Semana Santa or Holy Week in Málaga is one of the most famous in Andalucia. It is renowned as the city that puts on one of the most impressive celebrations in Spain and indeed, it is recognised throughout the world in doing so.

Although the lead up commences on the Friday before, Palm Sunday is the recognised start of this magnificent occasion. This day commemorates the entrance of Christ into Jerusalem when palm branches were placed before him on his way before being arrested and then crucified.

Good Friday is the day when the death of Jesus Christ on the cross is remembered and sanctified. It also signifies the commencement of the end of holy week. Easter Sunday in the Christian church, is the most important day in the calendar of remembrance. For this is the time that Jesus Christ rose from the dead and ascended to heaven.

Throughout the week, from Palm Sunday to Easter Sunday, huge parades take place with centrepieces of great thrones carried by people who are proud to be chosen to do so. The thrones represent religious images and stir up the passions of believers and anyone that experiences one of the most spectacular and emotional celebrations to be seen anywhere.

During the week the whole of Málaga celebrates. With the most memorable happenings that include the continuous deep sound of the drums and the smell of incense. For the most part, this symbolisation of Christ’s departure from this world and resurrection is celebrated, not with silence and mourning but with a passion that can only happen in Andalucia.

Some of these processions are so huge that certain of the thrones cannot be housed in the church. A number of these can weigh over 5000 kg, which is why so many bearers are needed to carry them. Each of the bearers normally wears a Mantle that serves to cover them and occasionally a headdress. Following each parade, a band normally accompanies it with many people from the different guilds of Malaga in attendance. Additionally, there are the hordes of people, sometimes in their hundreds, who follow a particular throne in order to fulfil a vow or as penance.

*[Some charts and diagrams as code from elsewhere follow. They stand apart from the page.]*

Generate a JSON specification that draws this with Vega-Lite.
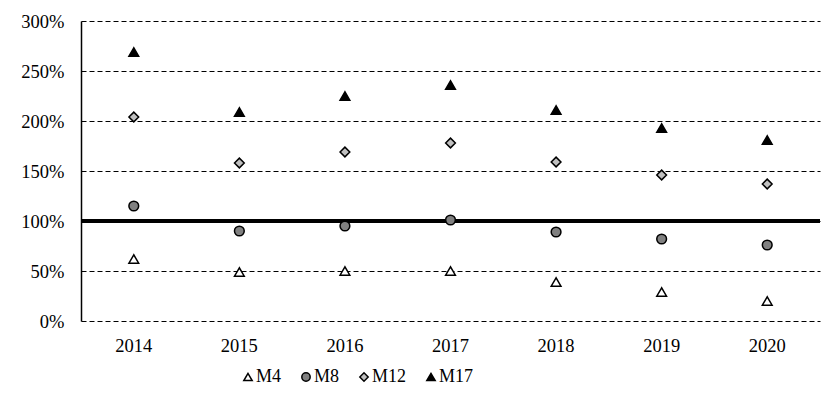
{
  "$schema": "https://vega.github.io/schema/vega-lite/v6.json",
  "width": 739,
  "height": 300,
  "autosize": {"type": "none"},
  "padding": {"left": 81, "top": 21, "right": 17, "bottom": 90},
  "background": "white",
  "config": {
    "view": {"stroke": null},
    "font": "Liberation Serif",
    "axis": {"labelFont": "Liberation Serif", "labelFontSize": 18.5, "labelColor": "#000"},
    "legend": {
      "orient": "none", "legendX": 158, "legendY": 347, "direction": "horizontal", "title": null,
      "labelFont": "Liberation Serif", "labelFontSize": 18, "labelColor": "#000",
      "symbolSize": 70, "symbolStrokeWidth": 1.5, "labelOffset": -1, "columnPadding": 15
    }
  },
  "data": {
    "values": [
      {"year": "2014", "series": "M4", "value": 62},
      {"year": "2015", "series": "M4", "value": 49},
      {"year": "2016", "series": "M4", "value": 50},
      {"year": "2017", "series": "M4", "value": 50},
      {"year": "2018", "series": "M4", "value": 39},
      {"year": "2019", "series": "M4", "value": 29},
      {"year": "2020", "series": "M4", "value": 20},
      {"year": "2014", "series": "M8", "value": 115},
      {"year": "2015", "series": "M8", "value": 90},
      {"year": "2016", "series": "M8", "value": 95},
      {"year": "2017", "series": "M8", "value": 101},
      {"year": "2018", "series": "M8", "value": 89},
      {"year": "2019", "series": "M8", "value": 82},
      {"year": "2020", "series": "M8", "value": 76},
      {"year": "2014", "series": "M12", "value": 204},
      {"year": "2015", "series": "M12", "value": 158},
      {"year": "2016", "series": "M12", "value": 169},
      {"year": "2017", "series": "M12", "value": 178},
      {"year": "2018", "series": "M12", "value": 159},
      {"year": "2019", "series": "M12", "value": 146},
      {"year": "2020", "series": "M12", "value": 137},
      {"year": "2014", "series": "M17", "value": 269},
      {"year": "2015", "series": "M17", "value": 209},
      {"year": "2016", "series": "M17", "value": 225},
      {"year": "2017", "series": "M17", "value": 236},
      {"year": "2018", "series": "M17", "value": 211},
      {"year": "2019", "series": "M17", "value": 193},
      {"year": "2020", "series": "M17", "value": 181}
    ]
  },
  "layer": [
    {
      "mark": {"type": "rule", "color": "black", "strokeWidth": 3},
      "encoding": {"y": {"datum": 100, "type": "quantitative", "scale": {"domain": [0, 300]}}}
    },
    {
      "mark": {"type": "point", "filled": false, "strokeWidth": 1.5, "opacity": 1, "size": 95},
      "encoding": {
        "x": {
          "field": "year", "type": "ordinal", "title": null,
          "scale": {"type": "band", "paddingInner": 0, "paddingOuter": 0},
          "axis": {"domain": false, "ticks": false, "labelAngle": 0, "labelPadding": 15}
        },
        "y": {
          "field": "value", "type": "quantitative", "title": null,
          "scale": {"domain": [0, 300], "nice": false, "zero": true},
          "axis": {
            "values": [0, 50, 100, 150, 200, 250, 300],
            "labelExpr": "datum.value + '%'",
            "ticks": false, "labelPadding": 17,
            "domain": true, "domainColor": "black", "domainWidth": 1.5,
            "grid": true, "gridColor": "#000", "gridDash": [5, 3], "gridWidth": 1, "gridOpacity": 1
          }
        },
        "shape": {
          "field": "series", "type": "nominal", "sort": ["M4", "M8", "M12", "M17"],
          "scale": {"domain": ["M4", "M8", "M12", "M17"], "range": ["triangle-up", "circle", "diamond", "triangle-up"]}
        },
        "fill": {
          "field": "series", "type": "nominal", "sort": ["M4", "M8", "M12", "M17"],
          "scale": {"domain": ["M4", "M8", "M12", "M17"], "range": ["#ffffff", "#808080", "#c0c0c0", "#000000"]}
        },
        "stroke": {
          "field": "series", "type": "nominal", "sort": ["M4", "M8", "M12", "M17"],
          "scale": {"domain": ["M4", "M8", "M12", "M17"], "range": ["#000000", "#000000", "#000000", "#000000"]}
        }
      }
    }
  ]
}
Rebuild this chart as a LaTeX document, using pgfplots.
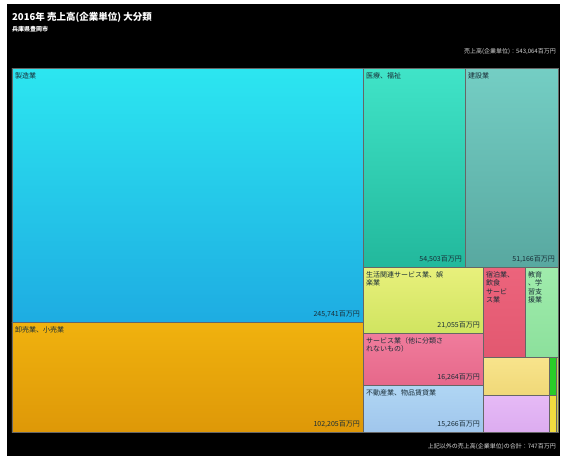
\documentclass[border=0pt]{standalone}
\usepackage{pgfplots}
\pgfplotsset{compat=1.18}
\usepackage{fontspec}
\setmainfont{Noto Sans CJK JP}
\definecolor{lab}{RGB}{25,45,55}
\begin{document}
\begin{tikzpicture}[x=1pt,y=1pt]
\fill[white] (0,0) rectangle (561,459);
\fill[black] (7,3) rectangle (560,455);
\node[anchor=west,text=white,font=\bfseries\fontsize{9.5pt}{10pt}\selectfont,inner sep=0] at (12,442) {2016年 売上高(企業単位) 大分類};
\node[anchor=west,text=white,font=\bfseries\fontsize{6pt}{7pt}\selectfont,inner sep=0] at (12,430) {兵庫県豊岡市};
\node[anchor=east,text=white!85!black,font=\fontsize{6pt}{7pt}\selectfont,inner sep=0] at (556,407) {売上高(企業単位)：543,064百万円};
\node[anchor=east,text=white!85!black,font=\fontsize{6pt}{7pt}\selectfont,inner sep=0] at (556,12) {上記以外の売上高(企業単位)の合計：747百万円};
\begin{axis}[at={(12pt,27pt)},anchor=south west,scale only axis,width=546pt,height=364pt,
  xmin=12,xmax=558,ymin=68,ymax=432,y dir=reverse,hide axis,clip=false,
  every axis plot/.append style={draw=black!60,line width=0.3pt}]
% manufacturing
\addplot[top color={rgb,255:red,44;green,230;blue,240},bottom color={rgb,255:red,30;green,172;blue,226}] coordinates {(12,68) (363,68) (363,322) (12,322)} -- cycle;
% wholesale
\addplot[top color={rgb,255:red,240;green,178;blue,14},bottom color={rgb,255:red,222;green,152;blue,8}] coordinates {(12,322) (363,322) (363,432) (12,432)} -- cycle;
% medical
\addplot[top color={rgb,255:red,64;green,228;blue,200},bottom color={rgb,255:red,34;green,184;blue,156}] coordinates {(363,68) (465,68) (465,267) (363,267)} -- cycle;
% construction
\addplot[top color={rgb,255:red,116;green,206;blue,196},bottom color={rgb,255:red,88;green,168;blue,160}] coordinates {(465,68) (558,68) (558,267) (465,267)} -- cycle;
% lifestyle
\addplot[top color={rgb,255:red,232;green,240;blue,124},bottom color={rgb,255:red,208;green,228;blue,96}] coordinates {(363,267) (483,267) (483,333) (363,333)} -- cycle;
% service
\addplot[top color={rgb,255:red,240;green,124;blue,156},bottom color={rgb,255:red,230;green,104;blue,138}] coordinates {(363,333) (483,333) (483,385) (363,385)} -- cycle;
% real estate
\addplot[top color={rgb,255:red,176;green,214;blue,244},bottom color={rgb,255:red,160;green,198;blue,236}] coordinates {(363,385) (483,385) (483,432) (363,432)} -- cycle;
% accommodation
\addplot[top color={rgb,255:red,236;green,100;blue,124},bottom color={rgb,255:red,226;green,88;blue,112}] coordinates {(483,267) (525,267) (525,357) (483,357)} -- cycle;
% education
\addplot[top color={rgb,255:red,160;green,236;blue,172},bottom color={rgb,255:red,140;green,224;blue,156}] coordinates {(525,267) (558,267) (558,357) (525,357)} -- cycle;
% small yellow
\addplot[top color={rgb,255:red,248;green,228;blue,140},bottom color={rgb,255:red,240;green,216;blue,120}] coordinates {(483,357) (549,357) (549,395) (483,395)} -- cycle;
% lavender
\addplot[top color={rgb,255:red,230;green,186;blue,246},bottom color={rgb,255:red,220;green,172;blue,240}] coordinates {(483,395) (549,395) (549,432) (483,432)} -- cycle;
% thin green
\addplot[fill={rgb,255:red,40;green,204;blue,40}] coordinates {(549,357) (556,357) (556,395) (549,395)} -- cycle;
% thin yellow
\addplot[fill={rgb,255:red,240;green,220;blue,64}] coordinates {(549,395) (556,395) (556,432) (549,432)} -- cycle;
\addplot[fill={rgb,255:red,200;green,200;blue,90}] coordinates {(556,357) (558,357) (558,432) (556,432)} -- cycle;
% labels
\begin{scope}[every node/.style={text=lab,font=\fontsize{7pt}{8.5pt}\selectfont,inner sep=0,align=left}]
\node[anchor=north west] at (axis cs:15,72) {製造業};
\node[anchor=south east] at (axis cs:360,318) {245,741百万円};
\node[anchor=north west] at (axis cs:15,326) {卸売業、小売業};
\node[anchor=south east] at (axis cs:360,428) {102,205百万円};
\node[anchor=north west] at (axis cs:366,72) {医療、福祉};
\node[anchor=south east] at (axis cs:462,263) {54,503百万円};
\node[anchor=north west] at (axis cs:468,72) {建設業};
\node[anchor=south east] at (axis cs:555,263) {51,166百万円};
\node[anchor=north west] at (axis cs:366,271) {生活関連サービス業、娯\\楽業};
\node[anchor=south east] at (axis cs:480,329) {21,055百万円};
\node[anchor=north west] at (axis cs:366,337) {サービス業（他に分類さ\\れないもの）};
\node[anchor=south east] at (axis cs:480,381) {16,264百万円};
\node[anchor=north west] at (axis cs:366,389) {不動産業、物品賃貸業};
\node[anchor=south east] at (axis cs:480,428) {15,266百万円};
\node[anchor=north west] at (axis cs:486,271) {宿泊業、\\飲食\\サービ\\ス業};
\node[anchor=north west] at (axis cs:528,271) {教育\\、学\\習支\\援業};
\end{scope}
\end{axis}
\end{tikzpicture}
\end{document}
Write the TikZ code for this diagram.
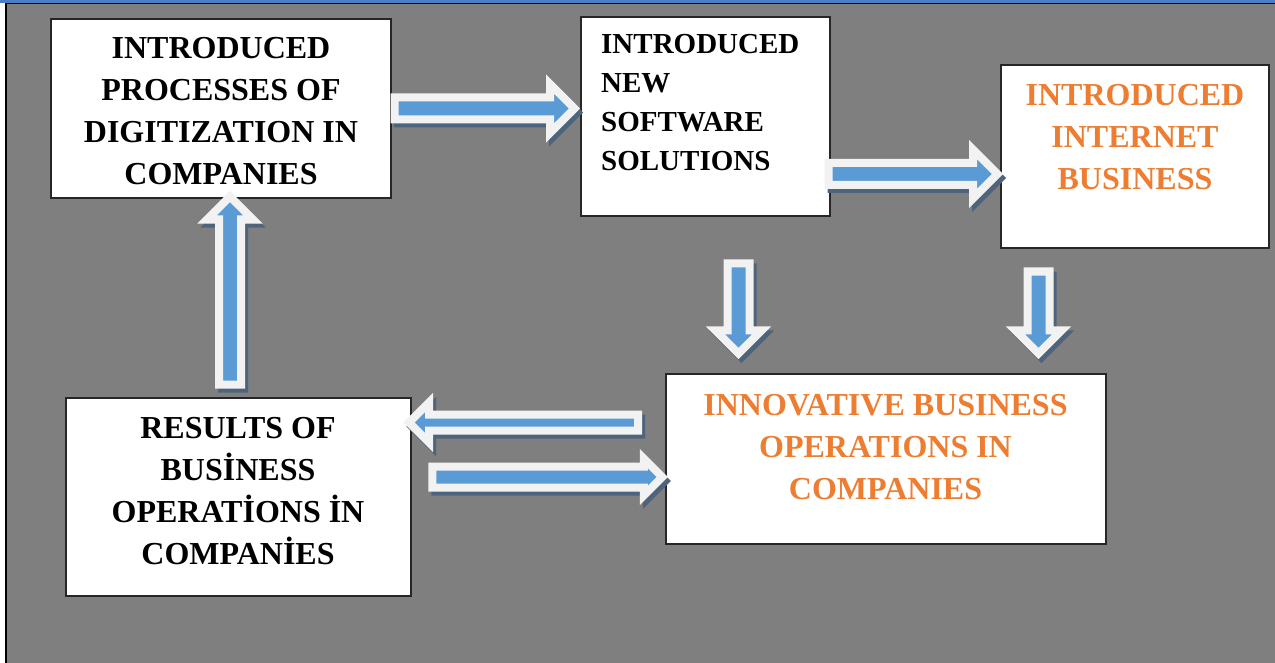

The processions wind their way through the centre of the city with the main activity taking place in the Alameda Principal. Tourists and sightseers in their thousands all contribute to making this the most memorable occasion. Favourite sons of Malaga return to join in, including the Málaga born actor Antonio Bandero, who makes a huge effort to spend Semana Santa in the city and where he leads the procession of Virgin de las Lágrimas y Favores (Virgen of Tears and Favours). Here and there, the parades can come to a standstill in front of a balcony where someone is singing a typical song of Easter with all the passion this entails.

There are numerous processions throughout Holy Week happening during the day as well as night time. Each celebrating their appointed message on Palm Sunday, Holy Monday, Holy Tuesday, Holy Wednesday, Maundy Thursday, Good Friday and Easter Sunday. Be sure to come along and experience this wonderful passionate celebration. It will remain with you for the rest of your life. If for any reason the visit is not possible then the Málaga Holy Week Museum is open all year round and displays the processional robes and thrones featured during Semana Santa along with the music and art that exemplify the occasion.